"""
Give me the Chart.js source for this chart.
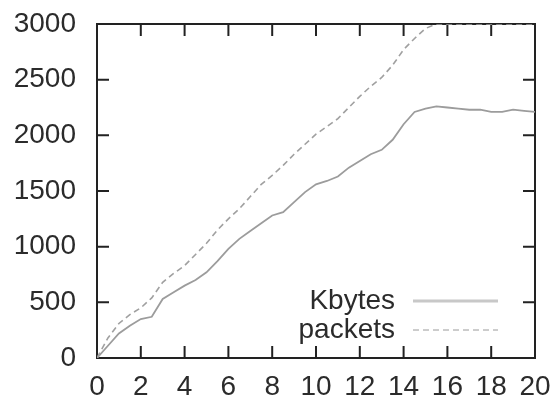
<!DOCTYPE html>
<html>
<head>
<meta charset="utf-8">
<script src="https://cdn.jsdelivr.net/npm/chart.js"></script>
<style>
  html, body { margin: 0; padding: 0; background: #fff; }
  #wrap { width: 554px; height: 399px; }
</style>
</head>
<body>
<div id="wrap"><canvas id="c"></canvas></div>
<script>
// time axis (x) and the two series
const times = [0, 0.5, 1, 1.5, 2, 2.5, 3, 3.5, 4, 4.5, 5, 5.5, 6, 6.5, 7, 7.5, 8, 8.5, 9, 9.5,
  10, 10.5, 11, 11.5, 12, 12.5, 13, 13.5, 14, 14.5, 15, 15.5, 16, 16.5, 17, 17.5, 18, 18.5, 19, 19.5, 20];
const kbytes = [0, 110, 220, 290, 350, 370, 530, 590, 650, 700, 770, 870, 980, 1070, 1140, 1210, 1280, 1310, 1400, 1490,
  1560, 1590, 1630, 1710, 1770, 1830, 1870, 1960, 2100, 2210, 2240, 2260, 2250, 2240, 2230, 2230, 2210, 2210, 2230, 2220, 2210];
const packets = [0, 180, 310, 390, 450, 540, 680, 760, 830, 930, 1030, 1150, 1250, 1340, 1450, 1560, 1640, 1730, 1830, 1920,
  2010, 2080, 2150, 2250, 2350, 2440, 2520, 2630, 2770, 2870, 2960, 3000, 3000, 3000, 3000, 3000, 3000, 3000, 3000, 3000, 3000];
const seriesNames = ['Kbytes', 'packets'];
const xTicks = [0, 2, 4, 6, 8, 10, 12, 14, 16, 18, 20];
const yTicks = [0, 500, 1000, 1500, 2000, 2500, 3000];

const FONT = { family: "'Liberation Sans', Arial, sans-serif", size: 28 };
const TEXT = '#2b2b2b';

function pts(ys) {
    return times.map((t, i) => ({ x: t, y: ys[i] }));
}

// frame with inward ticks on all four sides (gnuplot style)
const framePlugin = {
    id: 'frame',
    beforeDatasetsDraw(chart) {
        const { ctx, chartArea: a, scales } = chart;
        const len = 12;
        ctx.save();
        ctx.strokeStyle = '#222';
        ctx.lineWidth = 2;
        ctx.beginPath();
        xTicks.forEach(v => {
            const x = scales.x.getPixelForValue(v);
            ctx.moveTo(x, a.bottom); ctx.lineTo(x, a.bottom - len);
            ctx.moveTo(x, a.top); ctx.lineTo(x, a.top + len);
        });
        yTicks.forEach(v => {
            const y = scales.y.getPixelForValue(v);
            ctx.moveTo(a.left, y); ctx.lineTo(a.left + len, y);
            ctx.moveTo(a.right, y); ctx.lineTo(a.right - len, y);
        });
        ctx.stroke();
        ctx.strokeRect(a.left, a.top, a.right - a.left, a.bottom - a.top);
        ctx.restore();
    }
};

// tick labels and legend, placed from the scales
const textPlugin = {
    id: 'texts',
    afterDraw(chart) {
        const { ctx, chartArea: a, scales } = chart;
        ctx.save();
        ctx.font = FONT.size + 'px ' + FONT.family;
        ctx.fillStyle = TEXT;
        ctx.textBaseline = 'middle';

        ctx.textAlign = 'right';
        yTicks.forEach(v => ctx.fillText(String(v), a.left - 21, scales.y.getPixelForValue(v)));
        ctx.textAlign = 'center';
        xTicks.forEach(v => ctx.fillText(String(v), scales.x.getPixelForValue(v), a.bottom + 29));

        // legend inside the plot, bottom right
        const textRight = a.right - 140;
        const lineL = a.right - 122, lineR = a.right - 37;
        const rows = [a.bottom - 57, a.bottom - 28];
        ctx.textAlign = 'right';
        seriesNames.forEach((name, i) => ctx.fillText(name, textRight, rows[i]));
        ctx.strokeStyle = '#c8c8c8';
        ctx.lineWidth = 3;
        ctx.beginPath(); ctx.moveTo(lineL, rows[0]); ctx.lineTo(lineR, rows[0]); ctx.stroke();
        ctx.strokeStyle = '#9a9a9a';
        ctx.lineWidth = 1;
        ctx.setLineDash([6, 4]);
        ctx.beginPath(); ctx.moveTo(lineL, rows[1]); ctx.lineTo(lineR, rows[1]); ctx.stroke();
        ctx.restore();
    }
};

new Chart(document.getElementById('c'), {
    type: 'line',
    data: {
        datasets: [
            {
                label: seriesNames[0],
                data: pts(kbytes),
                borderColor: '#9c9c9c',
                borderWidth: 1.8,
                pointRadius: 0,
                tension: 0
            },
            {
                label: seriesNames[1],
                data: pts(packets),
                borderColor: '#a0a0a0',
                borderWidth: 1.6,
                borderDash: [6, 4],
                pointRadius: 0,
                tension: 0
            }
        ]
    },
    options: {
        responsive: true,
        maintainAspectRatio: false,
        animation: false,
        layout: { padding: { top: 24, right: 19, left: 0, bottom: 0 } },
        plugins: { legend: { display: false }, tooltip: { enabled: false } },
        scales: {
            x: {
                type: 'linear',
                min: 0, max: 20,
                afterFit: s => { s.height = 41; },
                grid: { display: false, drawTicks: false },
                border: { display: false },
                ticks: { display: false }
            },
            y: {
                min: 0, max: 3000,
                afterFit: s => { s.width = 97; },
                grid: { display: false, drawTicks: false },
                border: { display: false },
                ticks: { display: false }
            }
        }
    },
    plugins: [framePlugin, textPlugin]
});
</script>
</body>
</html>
"""
"""
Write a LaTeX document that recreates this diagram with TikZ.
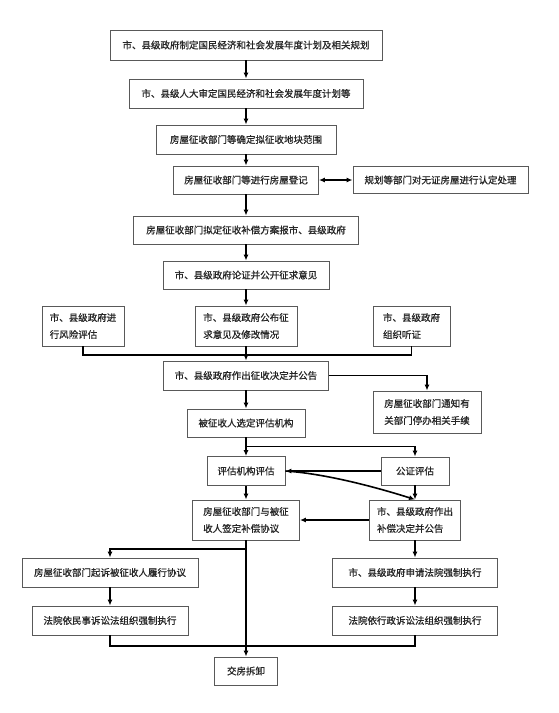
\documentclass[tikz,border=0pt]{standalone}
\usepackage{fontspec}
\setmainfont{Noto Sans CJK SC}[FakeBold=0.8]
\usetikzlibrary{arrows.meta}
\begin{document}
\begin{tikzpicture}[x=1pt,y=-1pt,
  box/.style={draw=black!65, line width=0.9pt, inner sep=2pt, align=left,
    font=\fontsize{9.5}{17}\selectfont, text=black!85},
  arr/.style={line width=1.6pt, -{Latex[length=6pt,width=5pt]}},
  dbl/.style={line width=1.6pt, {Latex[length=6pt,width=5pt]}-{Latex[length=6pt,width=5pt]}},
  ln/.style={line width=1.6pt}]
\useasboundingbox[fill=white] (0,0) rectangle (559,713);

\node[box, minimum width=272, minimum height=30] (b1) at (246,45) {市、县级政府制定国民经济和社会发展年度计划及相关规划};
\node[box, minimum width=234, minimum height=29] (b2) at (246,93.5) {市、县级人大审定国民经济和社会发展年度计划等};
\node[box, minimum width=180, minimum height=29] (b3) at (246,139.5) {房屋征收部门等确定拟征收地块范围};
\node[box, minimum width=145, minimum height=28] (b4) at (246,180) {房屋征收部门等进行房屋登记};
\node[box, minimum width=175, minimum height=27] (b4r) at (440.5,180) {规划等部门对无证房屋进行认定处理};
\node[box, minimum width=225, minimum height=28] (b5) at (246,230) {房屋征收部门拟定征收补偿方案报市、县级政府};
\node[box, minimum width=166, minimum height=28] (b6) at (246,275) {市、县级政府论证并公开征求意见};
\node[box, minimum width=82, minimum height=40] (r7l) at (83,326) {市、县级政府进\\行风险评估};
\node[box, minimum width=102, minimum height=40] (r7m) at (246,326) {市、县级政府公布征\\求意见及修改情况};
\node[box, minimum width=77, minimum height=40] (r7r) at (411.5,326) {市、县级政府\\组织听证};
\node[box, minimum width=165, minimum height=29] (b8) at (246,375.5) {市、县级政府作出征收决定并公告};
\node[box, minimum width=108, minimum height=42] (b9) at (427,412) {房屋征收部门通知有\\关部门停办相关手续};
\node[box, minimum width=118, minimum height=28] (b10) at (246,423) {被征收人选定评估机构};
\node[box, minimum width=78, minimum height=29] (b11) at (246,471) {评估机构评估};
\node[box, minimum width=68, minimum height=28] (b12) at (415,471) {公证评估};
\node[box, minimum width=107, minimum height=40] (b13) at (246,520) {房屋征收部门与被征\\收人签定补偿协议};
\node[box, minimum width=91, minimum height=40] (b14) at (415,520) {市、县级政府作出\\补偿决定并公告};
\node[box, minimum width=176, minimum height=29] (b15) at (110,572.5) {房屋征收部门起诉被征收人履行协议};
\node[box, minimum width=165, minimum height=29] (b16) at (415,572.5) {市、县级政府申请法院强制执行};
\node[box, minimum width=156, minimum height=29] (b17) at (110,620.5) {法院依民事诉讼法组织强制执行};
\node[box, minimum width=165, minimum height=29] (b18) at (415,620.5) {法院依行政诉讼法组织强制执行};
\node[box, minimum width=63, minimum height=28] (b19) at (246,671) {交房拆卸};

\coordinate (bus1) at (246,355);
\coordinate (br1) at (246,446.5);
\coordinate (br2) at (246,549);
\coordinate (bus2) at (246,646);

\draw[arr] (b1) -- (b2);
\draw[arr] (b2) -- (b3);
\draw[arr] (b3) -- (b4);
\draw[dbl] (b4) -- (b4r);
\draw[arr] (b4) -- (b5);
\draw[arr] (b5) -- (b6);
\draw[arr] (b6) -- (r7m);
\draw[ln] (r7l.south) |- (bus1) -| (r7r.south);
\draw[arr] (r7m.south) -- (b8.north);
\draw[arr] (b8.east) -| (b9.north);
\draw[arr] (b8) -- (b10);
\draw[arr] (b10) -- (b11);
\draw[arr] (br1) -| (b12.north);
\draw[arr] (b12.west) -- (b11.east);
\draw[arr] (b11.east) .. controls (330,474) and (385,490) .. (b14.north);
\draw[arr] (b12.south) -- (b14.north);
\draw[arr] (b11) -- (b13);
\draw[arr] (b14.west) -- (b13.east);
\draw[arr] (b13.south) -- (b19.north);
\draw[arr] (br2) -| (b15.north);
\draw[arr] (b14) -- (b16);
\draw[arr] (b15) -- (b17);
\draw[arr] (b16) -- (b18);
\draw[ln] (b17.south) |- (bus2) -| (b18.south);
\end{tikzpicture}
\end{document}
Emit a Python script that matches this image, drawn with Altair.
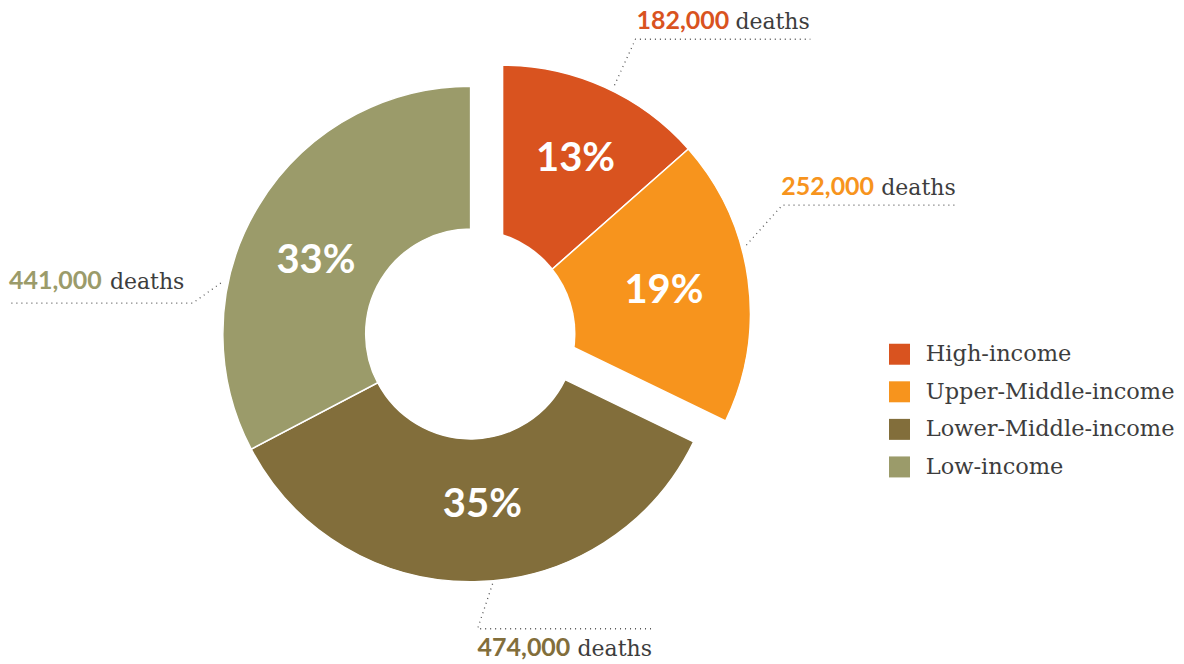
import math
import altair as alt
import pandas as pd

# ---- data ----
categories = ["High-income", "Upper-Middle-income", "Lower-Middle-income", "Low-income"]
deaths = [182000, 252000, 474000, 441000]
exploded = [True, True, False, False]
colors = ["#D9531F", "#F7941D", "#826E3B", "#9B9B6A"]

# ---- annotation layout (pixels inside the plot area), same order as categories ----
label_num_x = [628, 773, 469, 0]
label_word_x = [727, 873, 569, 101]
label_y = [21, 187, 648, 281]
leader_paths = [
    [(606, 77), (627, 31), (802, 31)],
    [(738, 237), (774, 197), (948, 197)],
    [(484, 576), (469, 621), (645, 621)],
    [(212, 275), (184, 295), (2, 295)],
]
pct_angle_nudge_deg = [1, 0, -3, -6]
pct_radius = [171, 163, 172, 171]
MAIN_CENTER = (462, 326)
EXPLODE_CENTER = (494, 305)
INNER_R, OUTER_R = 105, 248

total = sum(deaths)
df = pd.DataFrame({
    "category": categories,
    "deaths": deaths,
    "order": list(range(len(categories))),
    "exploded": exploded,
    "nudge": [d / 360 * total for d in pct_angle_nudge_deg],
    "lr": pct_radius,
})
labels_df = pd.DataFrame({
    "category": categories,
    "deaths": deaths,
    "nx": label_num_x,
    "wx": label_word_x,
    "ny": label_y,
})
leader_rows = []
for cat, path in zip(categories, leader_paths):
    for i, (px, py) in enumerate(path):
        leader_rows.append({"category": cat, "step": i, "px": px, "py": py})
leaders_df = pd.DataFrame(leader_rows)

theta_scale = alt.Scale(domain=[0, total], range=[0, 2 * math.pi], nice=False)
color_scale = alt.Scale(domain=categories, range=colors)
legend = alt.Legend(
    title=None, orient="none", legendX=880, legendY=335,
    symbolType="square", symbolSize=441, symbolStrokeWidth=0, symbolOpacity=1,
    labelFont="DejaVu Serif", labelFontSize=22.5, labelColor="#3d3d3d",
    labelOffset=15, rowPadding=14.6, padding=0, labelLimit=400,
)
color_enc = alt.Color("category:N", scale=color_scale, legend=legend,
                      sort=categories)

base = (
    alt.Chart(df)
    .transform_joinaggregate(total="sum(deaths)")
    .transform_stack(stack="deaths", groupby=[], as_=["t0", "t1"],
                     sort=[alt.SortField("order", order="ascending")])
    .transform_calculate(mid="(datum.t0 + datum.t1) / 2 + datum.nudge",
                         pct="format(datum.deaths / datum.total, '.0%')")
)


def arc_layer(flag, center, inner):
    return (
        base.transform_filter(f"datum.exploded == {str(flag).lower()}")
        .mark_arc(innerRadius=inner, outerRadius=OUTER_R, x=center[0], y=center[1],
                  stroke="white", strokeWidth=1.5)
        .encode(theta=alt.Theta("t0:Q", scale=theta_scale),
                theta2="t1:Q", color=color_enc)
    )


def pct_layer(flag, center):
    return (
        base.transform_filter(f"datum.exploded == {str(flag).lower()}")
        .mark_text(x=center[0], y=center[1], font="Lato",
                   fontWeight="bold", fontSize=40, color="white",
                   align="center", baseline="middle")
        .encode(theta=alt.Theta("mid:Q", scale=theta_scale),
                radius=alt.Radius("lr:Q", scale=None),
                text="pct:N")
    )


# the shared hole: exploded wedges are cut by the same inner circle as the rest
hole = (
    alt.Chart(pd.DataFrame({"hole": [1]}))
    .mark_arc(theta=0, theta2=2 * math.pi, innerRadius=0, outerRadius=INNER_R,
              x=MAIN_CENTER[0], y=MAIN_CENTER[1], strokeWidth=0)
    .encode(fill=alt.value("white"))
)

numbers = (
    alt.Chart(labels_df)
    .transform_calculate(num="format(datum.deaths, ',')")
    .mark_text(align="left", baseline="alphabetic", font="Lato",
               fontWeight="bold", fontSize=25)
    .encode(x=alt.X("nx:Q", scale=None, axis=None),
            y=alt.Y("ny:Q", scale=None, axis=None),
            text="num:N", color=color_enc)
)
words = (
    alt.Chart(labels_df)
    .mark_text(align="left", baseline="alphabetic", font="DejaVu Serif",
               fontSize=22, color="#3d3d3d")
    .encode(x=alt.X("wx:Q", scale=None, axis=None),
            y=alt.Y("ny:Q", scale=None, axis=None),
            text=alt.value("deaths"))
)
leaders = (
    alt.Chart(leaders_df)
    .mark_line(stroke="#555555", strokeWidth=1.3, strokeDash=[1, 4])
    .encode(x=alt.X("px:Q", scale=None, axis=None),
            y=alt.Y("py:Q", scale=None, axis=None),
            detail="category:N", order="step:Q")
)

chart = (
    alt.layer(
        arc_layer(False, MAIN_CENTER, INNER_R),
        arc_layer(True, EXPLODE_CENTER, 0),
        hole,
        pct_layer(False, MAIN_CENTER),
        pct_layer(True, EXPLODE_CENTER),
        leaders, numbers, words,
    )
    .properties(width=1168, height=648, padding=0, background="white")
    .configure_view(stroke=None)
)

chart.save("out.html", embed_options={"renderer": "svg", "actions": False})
"""
AIM: Above are some records; extract exactly the lines from the one containing "Emit a Python" through the one containing "import pandas as pd" and drop the pictures.

ANSWER BELOW:
Emit a Python script that matches this image, drawn with Altair.
import math
import altair as alt
import pandas as pd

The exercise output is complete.